> _Source material_
========
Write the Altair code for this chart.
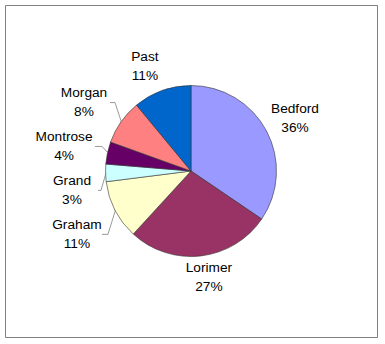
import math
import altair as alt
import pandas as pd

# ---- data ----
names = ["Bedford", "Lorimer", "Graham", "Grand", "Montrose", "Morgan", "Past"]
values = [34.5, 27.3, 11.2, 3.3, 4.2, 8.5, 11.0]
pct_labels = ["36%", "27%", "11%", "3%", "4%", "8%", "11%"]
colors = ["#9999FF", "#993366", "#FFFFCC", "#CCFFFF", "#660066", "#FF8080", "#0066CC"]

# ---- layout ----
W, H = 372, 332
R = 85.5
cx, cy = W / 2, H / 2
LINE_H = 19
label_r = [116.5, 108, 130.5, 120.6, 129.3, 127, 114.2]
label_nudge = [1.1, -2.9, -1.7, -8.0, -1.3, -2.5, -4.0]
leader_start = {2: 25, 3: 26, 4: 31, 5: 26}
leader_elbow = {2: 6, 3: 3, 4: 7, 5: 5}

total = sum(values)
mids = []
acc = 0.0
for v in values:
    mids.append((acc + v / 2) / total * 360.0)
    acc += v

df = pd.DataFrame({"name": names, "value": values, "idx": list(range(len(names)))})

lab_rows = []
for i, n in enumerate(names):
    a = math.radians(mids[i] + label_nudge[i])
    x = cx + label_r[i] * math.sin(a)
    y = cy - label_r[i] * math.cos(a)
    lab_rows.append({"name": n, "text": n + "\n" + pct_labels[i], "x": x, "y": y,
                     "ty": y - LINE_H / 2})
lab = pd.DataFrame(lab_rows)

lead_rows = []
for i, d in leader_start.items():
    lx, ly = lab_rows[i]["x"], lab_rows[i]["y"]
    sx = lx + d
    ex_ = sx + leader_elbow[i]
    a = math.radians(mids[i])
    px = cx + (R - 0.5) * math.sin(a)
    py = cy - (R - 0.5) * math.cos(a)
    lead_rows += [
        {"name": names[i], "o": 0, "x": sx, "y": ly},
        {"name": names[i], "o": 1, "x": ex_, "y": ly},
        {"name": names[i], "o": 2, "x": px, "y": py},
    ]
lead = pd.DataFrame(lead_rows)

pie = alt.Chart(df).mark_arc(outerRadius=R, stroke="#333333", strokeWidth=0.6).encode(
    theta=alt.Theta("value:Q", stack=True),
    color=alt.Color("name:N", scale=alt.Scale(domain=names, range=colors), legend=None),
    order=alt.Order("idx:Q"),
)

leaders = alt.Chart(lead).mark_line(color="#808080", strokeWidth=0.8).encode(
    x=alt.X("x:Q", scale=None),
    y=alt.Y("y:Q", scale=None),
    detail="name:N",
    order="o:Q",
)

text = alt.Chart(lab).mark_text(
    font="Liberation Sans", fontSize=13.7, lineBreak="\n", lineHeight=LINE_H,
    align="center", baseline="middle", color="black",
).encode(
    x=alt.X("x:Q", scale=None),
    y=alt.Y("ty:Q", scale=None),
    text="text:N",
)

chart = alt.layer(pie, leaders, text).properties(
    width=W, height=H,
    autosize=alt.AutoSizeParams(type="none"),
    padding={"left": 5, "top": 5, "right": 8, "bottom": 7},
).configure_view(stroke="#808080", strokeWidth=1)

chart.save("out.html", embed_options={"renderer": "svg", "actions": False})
========
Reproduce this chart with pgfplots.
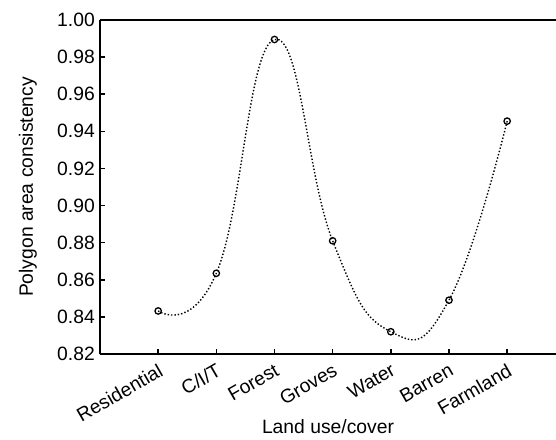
========
> _Exercise prompt_
Gather each line from the listing above that holds "this".

> _Problem solution_
Write the Altair code for this chart.
Reproduce this chart with pgfplots.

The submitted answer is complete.